It is a common complaint for those who work in the construction sector; why does the industry have a negative reputation?

It is a serious problem because it makes it harder to attract new entrants to the sector. In the next four years, 158,000 new professionals are needed (via CITB). That is in addition to replacing losses through retirement, people leaving the industry and any impacts caused by Brexit.

A major factor is the way the public interacts with the sector. There are three levels:

  • National – negative news has a hugely damaging effect on the reputation of the sector. In the last year, there has been the Grenfell Tower tragedy, the Garden Bridge fiasco, and the collapse of Carillion, to name just three
  • Local – many people interact with the sector through public consultations. Even positively received schemes cause displacement and disruption for some people. This may be direct, for example a CPO process, or indirect, like the day-to-day operations of a building site (which often cause noise, pollution and traffic issues)
  • Personal – where an individual may have received poor customer service. This may be for home maintenance or repairs, or for buyers who move into a newly built property and are faced with a long snagging list

How can we get things to change?

This is not a question of having a branded campaign. There have been many over the years, but they do not target the issues at the heart of construction’s poor reputation.

If you look at surveys that ask what young people want from employers, three things usually come up – a focus on ethics, diversity and well-being. The construction sector has some problems in this regard:

  • People want to work in companies that reflect who they are: The sector represents 10% of all UK jobs and nearly 7% of the economy. Yet, only 13% of the workforce are women (with a significant gender pay gap), and 4% are from BAME backgrounds
  • Sustainability is an issue: 45% of UK carbon emissions come from the built environment.
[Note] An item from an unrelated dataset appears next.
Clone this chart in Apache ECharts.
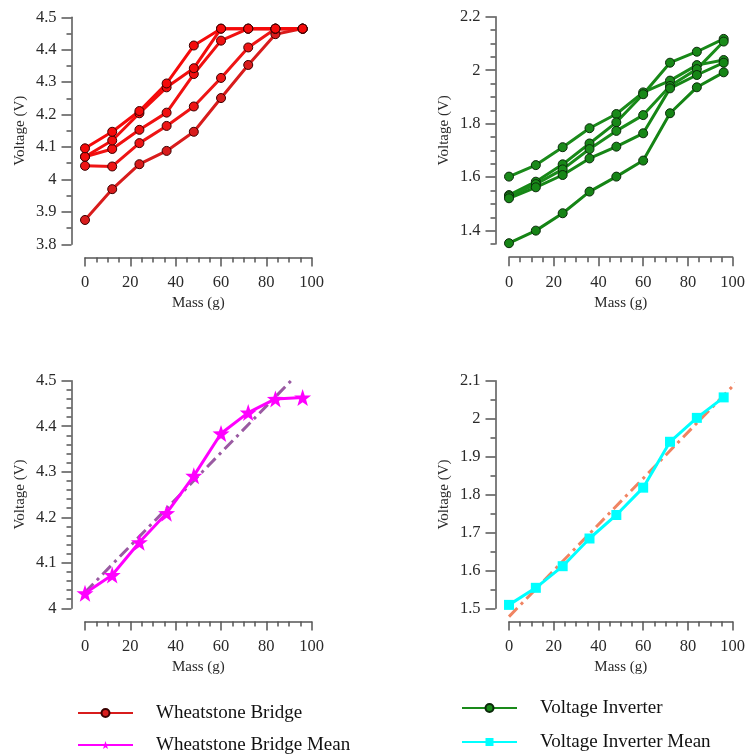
<!DOCTYPE html>
<html>
<head>
<meta charset="utf-8">
<script src="https://cdn.jsdelivr.net/npm/echarts@6/dist/echarts.min.js"></script>
<style>
html,body{margin:0;padding:0;background:#fff;}
#chart{width:748px;height:755px;}
</style>
</head>
<body>
<div id="chart"></div>
<script>
// ---- data ----
const massX = [0, 12, 24, 36, 48, 60, 72, 84, 96];

// Wheatstone bridge runs (V)
const wb1 = [3.875, 3.970, 4.047, 4.088, 4.147, 4.251, 4.353, 4.448, 4.465];
const wb2 = [4.042, 4.040, 4.112, 4.165, 4.225, 4.313, 4.407, 4.465, 4.465];
const wb3 = [4.070, 4.094, 4.153, 4.206, 4.325, 4.428, 4.465, 4.465, 4.465];
const wb4 = [4.070, 4.120, 4.204, 4.284, 4.343, 4.465, 4.465, 4.465, 4.465];
const wb5 = [4.096, 4.147, 4.211, 4.296, 4.413, 4.465, 4.465, 4.465, 4.465];

// Voltage inverter runs (V)
const vi1 = [1.602, 1.645, 1.712, 1.783, 1.836, 1.917, 1.961, 2.019, 2.038];
const vi2 = [1.533, 1.583, 1.648, 1.726, 1.805, 1.910, 2.028, 2.069, 2.117];
const vi3 = [1.528, 1.574, 1.629, 1.705, 1.773, 1.832, 1.941, 2.004, 2.107];
const vi4 = [1.521, 1.562, 1.608, 1.670, 1.714, 1.764, 1.932, 1.982, 2.028];
const vi5 = [1.353, 1.400, 1.465, 1.546, 1.602, 1.662, 1.839, 1.936, 1.992];

// Means
const wbMean = [4.033, 4.073, 4.145, 4.209, 4.291, 4.384, 4.430, 4.460, 4.463];
const viMean = [1.509, 1.554, 1.611, 1.684, 1.746, 1.818, 1.939, 2.002, 2.056];

// Fit line end points
const wbFitX = [0, 96];
const wbFitY = [4.035, 4.526];
const viFitX = [0, 102.4];
const viFitY = [1.478, 2.100];

// Axis tick values
const viMajorTicks = [1.4, 1.6, 1.8, 2.0, 2.2];
const viMinorTicks = [1.35, 1.45, 1.5, 1.55, 1.65, 1.7, 1.75, 1.85, 1.9, 1.95, 2.05, 2.1, 2.15];

// ---- helpers ----
const FONT = 'Liberation Serif';
const AX = '#555';
const TXT = '#2a2a2a';
const zip = (xs, ys) => xs.map((x, i) => [x, ys[i]]);

const grids = [
  {left: 85, width: 226.7, top: 17.3, height: 227},
  {left: 509, width: 226.3, top: 16.7, height: 227.3},
  {left: 85, width: 226.7, top: 380.7, height: 227.6},
  {left: 509, width: 226.3, top: 380.7, height: 227.6}
];

function xAxisCfg(gi) {
  return {
    type: 'value', gridIndex: gi, min: 0, max: 100, interval: 20,
    offset: 13.2,
    name: 'Mass (g)', nameLocation: 'middle', nameGap: 38,
    nameTextStyle: {fontFamily: FONT, fontSize: 15, color: TXT},
    axisLine: {show: true, onZero: false, lineStyle: {color: AX, width: 1.5}},
    axisTick: {show: true, length: 9, lineStyle: {color: AX, width: 1.5}},
    minorTick: {show: true, splitNumber: 4, length: 5, lineStyle: {color: AX, width: 1.5}},
    splitLine: {show: false},
    minorSplitLine: {show: false},
    axisLabel: {fontFamily: FONT, fontSize: 16.5, color: TXT, margin: 17}
  };
}

function yAxisCfg(gi, min, max, interval, split) {
  return {
    type: 'value', gridIndex: gi, min: min, max: max, interval: interval,
    position: 'left', offset: 13.5,
    name: 'Voltage (V)', nameLocation: 'middle', nameGap: 44,
    nameTextStyle: {fontFamily: FONT, fontSize: 15, color: TXT},
    axisLine: {show: true, onZero: false, lineStyle: {color: AX, width: 1.5}},
    axisTick: {show: true, length: 10, lineStyle: {color: AX, width: 1.5}},
    minorTick: {show: true, splitNumber: split, length: 5, lineStyle: {color: AX, width: 1.5}},
    splitLine: {show: false},
    minorSplitLine: {show: false},
    axisLabel: {fontFamily: FONT, fontSize: 16.5, color: TXT, margin: 15}
  };
}

const yAxes = [
  yAxisCfg(0, 3.8, 4.5, 0.1, 2),
  // panel 2 main axis with custom major ticks
  Object.assign(yAxisCfg(1, 1.35, 2.2, 0.05, 1), {
    minorTick: {show: false},
    axisTick: {show: true, length: 10, lineStyle: {color: AX, width: 1.5}, customValues: viMajorTicks},
    axisLabel: {fontFamily: FONT, fontSize: 16.5, color: TXT, margin: 15, customValues: viMajorTicks}
  }),
  yAxisCfg(2, 4.0, 4.5, 0.1, 5),
  yAxisCfg(3, 1.5, 2.1, 0.1, 2),
  // panel 2 minor ticks
  {
    type: 'value', gridIndex: 1, min: 1.35, max: 2.2, position: 'left', offset: 13.5,
    axisLine: {show: false, onZero: false},
    axisTick: {show: true, length: 5, lineStyle: {color: AX, width: 1.5}, customValues: viMinorTicks},
    axisLabel: {show: false},
    splitLine: {show: false}
  }
];

function runSeries(name, data, xi, yi, color, border) {
  return {
    type: 'line', name: name, xAxisIndex: xi, yAxisIndex: yi,
    data: zip(massX, data),
    symbol: 'circle', symbolSize: 9,
    lineStyle: {color: color, width: 3},
    itemStyle: {color: color, borderColor: border, borderWidth: 1},
    z: 3
  };
}

const redCols = ['#d81c1c', '#ee1515', '#f01010', '#f20d0d', '#f50a0a'];
const greenCols = ['#1a8a1a', '#178817', '#1a8c1a', '#168616', '#158415'];

const series = [];
[wb1, wb2, wb3, wb4, wb5].forEach((d, i) => series.push(runSeries('Wheatstone Bridge', d, 0, 0, redCols[i], '#3a0000')));
[vi1, vi2, vi3, vi4, vi5].forEach((d, i) => series.push(runSeries('Voltage Inverter', d, 1, 1, greenCols[i], '#0a2a0a')));

series.push({
  type: 'line', name: 'wbfit', xAxisIndex: 2, yAxisIndex: 2,
  data: zip(wbFitX, wbFitY), symbol: 'none',
  lineStyle: {color: '#9a5aa2', width: 3, type: [12, 5, 3, 5]}, z: 2
});
series.push({
  type: 'line', name: 'Wheatstone Bridge Mean', xAxisIndex: 2, yAxisIndex: 2,
  data: zip(massX, wbMean), symbol: 'path://M0,-10L2.35,-3.24L9.51,-3.09L3.8,1.24L5.88,8.09L0,4L-5.88,8.09L-3.8,1.24L-9.51,-3.09L-2.35,-3.24Z',
  symbolSize: 17,
  lineStyle: {color: '#ff00ff', width: 3},
  itemStyle: {color: '#ff00ff'}, z: 3
});
series.push({
  type: 'line', name: 'vifit', xAxisIndex: 3, yAxisIndex: 3, clip: false,
  data: zip(viFitX, viFitY), symbol: 'none',
  lineStyle: {color: '#f08462', width: 3, type: [12, 5, 3, 5]}, z: 2
});
series.push({
  type: 'line', name: 'Voltage Inverter Mean', xAxisIndex: 3, yAxisIndex: 3,
  data: zip(massX, viMean), symbol: 'rect', symbolSize: 10,
  lineStyle: {color: '#00ffff', width: 3},
  itemStyle: {color: '#00ffff'}, z: 3
});

const legendText = {fontFamily: FONT, fontSize: 19, color: '#111', lineHeight: 20, padding: [0, 0, 0, 18]};
function legendItem(name, left, top) {
  return {data: [name], left: left, top: top, padding: 0, itemWidth: 55, itemHeight: 10,
          textStyle: legendText, selectedMode: false};
}

const option = {
  animation: false,
  backgroundColor: '#fff',
  grid: grids,
  xAxis: [xAxisCfg(0), xAxisCfg(1), xAxisCfg(2), xAxisCfg(3)],
  yAxis: yAxes,
  legend: [
    legendItem('Wheatstone Bridge', 77, 703),
    legendItem('Wheatstone Bridge Mean', 77, 735),
    legendItem('Voltage Inverter', 461, 698),
    legendItem('Voltage Inverter Mean', 461, 732)
  ],
  series: series
};

const chart = echarts.init(document.getElementById('chart'), null, {renderer: 'canvas'});
chart.setOption(option);
</script>
</body>
</html>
Changes to design, construction methods, and use of materials can reduce this
  • A lack of collaboration reduces the industry’s ability to help solve social issues: However, when it does join up it can be successful (CRASH, the construction industry’s charity, is a great example of tackling an issue together, in this case homelessness)

If the sector can demonstrate change in these areas, the industry’s reputation would improve significantly.

What stops this happening?

The challenge is that the sector is large and fragmented. Competition is strong between companies throughout the supply chain, as well as between membership and trade bodies. Margins are tight and it is a sector that can be adversarial on the delivery side.

This makes it hard for the sector to have a unified voice. Action needs to be taken at an individual level to enact change. The people in construction are the brand. They are the face of the industry and have a major influence on how it is perceived.

Organisations should focus more on their staff, providing good training and development opportunities, clear career progression and quality internal communications. An engaged, positive workforce will tell people what a fantastic industry construction is, and they should be empowered to tell their stories.

The industry also needs to listen more, building better relationships with their audiences, e.g.:

  • Go into schools and talk about career opportunities. Hear about their perceptions of the industry and challenge them
  • Consult with communities and partners in a transparent way that welcomes and responds to feedback
  • Simplify messaging, moving from technical detail to understandable outcomes
  • Tell people about who we are and what inspires us to work in the built environment
  • Talk about the issues mentioned above and how they are being solved

In taking these kind of actions the industry has the opportunity to make long-term changes to people’s perceptions and attract those much needed recruits. Construction is a great industry – we just need to show it.